In 2011, the NLRB’s General Counsel issued a summary of 14 social media cases handled by that office. On January 24, 2012, the General Counsel issued an updated summary covering another 14 cases. The General Counsel’s position in these cases is that social media policies (or any other policies) that may “reasonably chill” employees in the exercise of their rights under the National Labor Relations Act (“Act”) are unlawful. Here are the high points from the updated summary:

  • The General Counsel continues to find employer policies and work rules to be unlawfully broad when employees may reasonably view them as prohibiting conduct protected under the Act. For example, work rules or policies prohibiting “insubordination or other disrespectful conduct” and “inappropriate conversation” were held to be unlawfully broad because employees might think that they cannot join together to complain about their terms and conditions of employment, which is protected activity under the Act. 
  • Importantly, the General Counsel’s Office rejected a “savings clause” in a social media policy designed to prevent the policy from being overly broad. The employer’s social media policy stated that “it would not be interpreted or applied so as to interfere with” employee rights under the Act. The General Counsel found this language did not “save” the policy from being overbroad because an employee could not reasonably be expected to know that the clause would apply to discussions the employer deems inappropriate under the policy. In light of the General Counsel’s approach, employers should narrowly tailor their social media policies rather than attempt to use “savings” language to fix overly broad policies.
  • On the other hand, the General Counsel found an employer’s “amended” social media policy to be lawful because it prohibited conduct that was “vulgar, obscene, threatening, intimidating, harassing, or a violation of the Employer’s workplace policies against discrimination, harassment, or hostility on account of age, race, religion, sex, ethnicity, nationality, disability, or other protected class, status, or characteristic.” The General Counsel found the policy lawful because employees would not reasonably construe the policy’s language to prohibit conduct protected by the Act.
  • Individual gripes by employees are not protected activity. Thus, the General Counsel found in several cases that employers did not violate the Act by discharging employees who complained about their employment on social media pages because they were acting solely on their own behalf rather than on behalf of themselves and other employees.
  • Employees can go overboard in their criticisms, however, and lose the protection of the Act. Language that is “opprobrious,” or sufficiently “disloyal, reckless, or maliciously untrue” may remove the activity from protection, depending upon the circumstances.

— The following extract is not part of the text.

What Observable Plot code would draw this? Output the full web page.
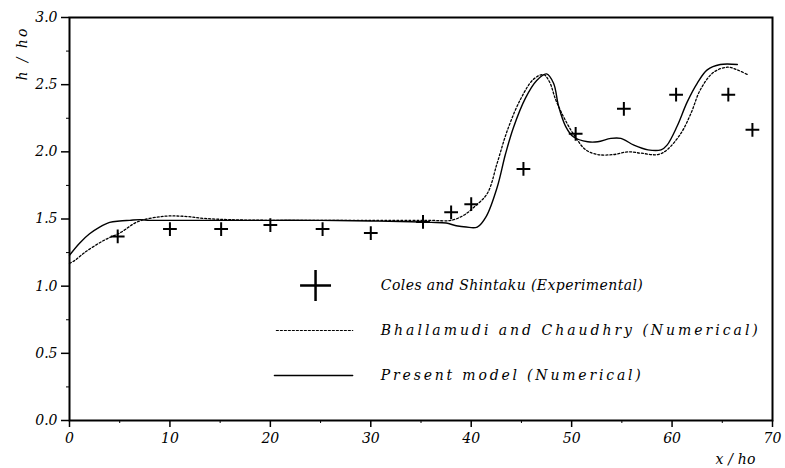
<!DOCTYPE html>
<html><head><meta charset="utf-8">
<script src="https://cdn.jsdelivr.net/npm/d3@7"></script>
<script src="https://cdn.jsdelivr.net/npm/@observablehq/plot@0.6"></script>
<style>body{margin:0;background:#fff}</style>
</head><body><div id="chart"></div>
<script>
// Coles and Shintaku (Experimental)
const expX = [4.8, 10.0, 15.1, 20.0, 25.2, 30.0, 35.2, 38.0, 40.0, 45.2, 50.4, 55.2, 60.4, 65.6, 68.0];
const expY = [1.37, 1.425, 1.425, 1.455, 1.425, 1.395, 1.478, 1.55, 1.61, 1.873, 2.134, 2.32, 2.425, 2.425, 2.164];
// Bhallamudi and Chaudhry (Numerical)
const bcX = [0, 0.5, 1.5, 3.4, 5.1, 6.8, 9.4, 11.4, 13.3, 16, 20, 25, 30, 34, 36, 38, 39.3, 40.3, 41.6, 42.6, 43.6, 44.9, 46.2, 47.2, 47.8, 48.4, 49.2, 50.2, 51.4, 52.6, 54.2, 55.6, 56.9, 58.6, 59.5, 60.9, 61.9, 62.8, 64.1, 65.5, 66.5, 67.5];
const bcY = [1.17, 1.19, 1.25, 1.34, 1.40, 1.48, 1.52, 1.52, 1.505, 1.495, 1.49, 1.49, 1.49, 1.49, 1.49, 1.49, 1.53, 1.59, 1.69, 1.92, 2.16, 2.39, 2.54, 2.575, 2.52, 2.39, 2.26, 2.13, 2.015, 1.98, 1.98, 2.0, 1.99, 1.98, 2.015, 2.14, 2.29, 2.46, 2.59, 2.63, 2.61, 2.575];
// Present model (Numerical)
const pmX = [0, 1, 2, 3, 4, 5, 6, 7, 8, 10, 15, 20, 25, 30, 34, 36, 37.5, 38.5, 39.5, 40.6, 41.5, 42.6, 43.4, 44.2, 45.4, 46.5, 47.5, 48.2, 48.7, 49.4, 50.2, 51.6, 52.6, 53.9, 54.9, 56.2, 57.6, 58.9, 59.5, 60.5, 61.5, 62.5, 63.5, 64.8, 66.5];
const pmY = [1.23, 1.32, 1.39, 1.44, 1.475, 1.485, 1.49, 1.495, 1.49, 1.49, 1.49, 1.49, 1.49, 1.485, 1.48, 1.475, 1.47, 1.45, 1.44, 1.44, 1.52, 1.74, 1.98, 2.18, 2.40, 2.53, 2.58, 2.51, 2.34, 2.19, 2.11, 2.075, 2.075, 2.10, 2.10, 2.05, 2.015, 2.015, 2.05, 2.19, 2.37, 2.51, 2.61, 2.65, 2.65];

const xTicks = [0, 10, 20, 30, 40, 50, 60, 70];
const xMinor = [5, 15, 25, 35, 45, 55, 65];
const yTicks = [0, 0.5, 1.0, 1.5, 2.0, 2.5, 3.0];
const yMinor = [0.25, 0.75, 1.25, 1.75, 2.25, 2.75];
const legendLabels = ["Coles and Shintaku (Experimental)", "Bhallamudi and Chaudhry (Numerical)", "Present model (Numerical)"];
const xLabel = "x / ho";
const yLabel = "h / ho";

const exp = expX.map((x, i) => ({x, y: expY[i]}));
const bc = bcX.map((x, i) => ({x, y: bcY[i]}));
const pm = pmX.map((x, i) => ({x, y: pmY[i]}));

// legend layout (data space)
const legX0 = 20.6, legX1 = 28.2, legTextX = 31.0, legCross = 24.5;
const legYs = [1.005, 0.67, 0.335];
// stretched text widths (px), matching the original's wide letter spacing
const textWidths = new Map([[legendLabels[0], 262], [legendLabels[1], 377], [legendLabels[2], 260], [xLabel, 40], [yLabel, 52]]);

const font = "DejaVu Serif";
const tf = {fontFamily: font, fontStyle: "italic", fill: "#000"};
const chart = Plot.plot({
  width: 785, height: 468,
  marginLeft: 69, marginRight: 13, marginTop: 17, marginBottom: 48,
  x: {domain: [0, 70]},
  y: {domain: [0, 3]},
  style: {fontFamily: font, fontStyle: "italic", fontSize: "14px", color: "#000", background: "#fff"},
  marks: [
    Plot.axisX({ticks: xTicks, tickSize: 7, tickPadding: 6, tickFormat: d3.format("d"), label: null, strokeWidth: 1.5, ...tf, fontSize: 14}),
    Plot.axisX({ticks: xMinor, tickSize: 3, tickFormat: () => "", label: null}),
    Plot.axisY({ticks: yTicks, tickSize: 8, tickPadding: 4, tickFormat: d3.format(".1f"), label: null, strokeWidth: 1.5, ...tf, fontSize: 14}),
    Plot.axisY({ticks: yMinor, tickSize: 3, tickFormat: () => "", label: null}),
    Plot.frame({stroke: "#000", strokeWidth: 2}),
    Plot.line(bc, {x: "x", y: "y", curve: "catmull-rom", stroke: "#000", strokeWidth: 1.3, strokeDasharray: "2,2"}),
    Plot.line(pm, {x: "x", y: "y", curve: "catmull-rom", stroke: "#000", strokeWidth: 1.4}),
    Plot.dot(exp, {x: "x", y: "y", symbol: "plus", r: 4.5, stroke: "#000", strokeWidth: 2}),
    // legend
    Plot.dot([legendLabels[0]], {x: () => legCross, y: () => legYs[0], symbol: "plus", r: 10, stroke: "#000", strokeWidth: 2.5}),
    Plot.line([[legX0, legYs[1]], [legX1, legYs[1]]], {stroke: "#000", strokeWidth: 1.2, strokeDasharray: "2,2"}),
    Plot.line([[legX0 - 0.2, legYs[2]], [legX1, legYs[2]]], {stroke: "#000", strokeWidth: 1.3}),
    Plot.text(legendLabels, {x: () => legTextX, y: (d, i) => legYs[i], textAnchor: "start", fontSize: 14, ...tf}),
    Plot.text([yLabel], {frameAnchor: "top-left", textAnchor: "middle", dx: -52, dy: 37, rotate: -90, fontSize: 14, ...tf}),
    Plot.text([xLabel], {frameAnchor: "bottom-right", textAnchor: "middle", dx: -37, dy: 43, fontSize: 14, ...tf})
  ]
});
d3.select(chart).selectAll("text").each(function () {
  const w = textWidths.get(this.textContent);
  if (w) { this.setAttribute("textLength", w); this.setAttribute("lengthAdjust", "spacing"); }
});
document.getElementById("chart").appendChild(chart);
</script>
</body></html>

In addition to the NLRB’s attention to employee activity, courts and arbitrators are increasingly addressing social media. Here are just a few recent examples:

  • A federal district court in Illinois ruled that an employee, a marketing director for an interior design firm, could proceed with federal Stored Communications Act and Lanham Act claims against her employer based on her co-workers’ unauthorized use of her Facebook and Twitter accounts to promote the employer. Maremont v. Susan Fredman Design Grp., No. 10C 7811 (N.D. Ill. Dec. 7, 2011).
  • A federal court in Washington ruled that a trial was necessary to determine whether an employee, who had been on leave for treatment of depression, was unlawfully discharged due to her suicidal comments made via social media. Peer v. F5 Networks, Inc., No. C11-0879-JCC (March 19, 2012).
  • An arbitrator denied a grievance challenging the discharge of a Head Start teacher who started a closed Facebook page to “gripe” about employees, parents, and students at the Head Start program. Although the members of the invite-only group complained about work, they were also exceedingly profane, many of the posts were not connected to working conditions, and, most importantly, there was “nothing about the conversations that would lead to the conclusion that [the employees] were seeking to band together to take action to address their workplace concerns.” Vista Neuvas Head Start, 129 LA 1519 (VanDagens, 2011).
  • A federal court in California held that a mobile news website company sufficiently stated claims for negligent and intentional interference with prospective economic advantage by alleging that a former employee appropriated a company Twitter account that drove traffic to its website. PhoneDog v. Kravitz, No. C 11-03474 MEJ (N.D. Cal. Jan. 30, 2012).
  • An NLRB administrative law judge recently ruled that a “Jimmy John’s” franchisee violated the Act when an assistant manager posted the telephone number of a known union supporter on an anti-union Facebook page and encouraged others to “text” him to let him know “how they feel.”  The ALJ believed this post amounted to an invitation for other anti-union co-workers to harass the employee in retaliation for this union activity. Jimmy John’s, 18-CA-19707 (April 20, 2012).

Employers must act carefully when issuing disciplinary action in connection with social media activity. Seeking legal advice is important because, as shown above, employee social media activity implicates numerous areas of employment law.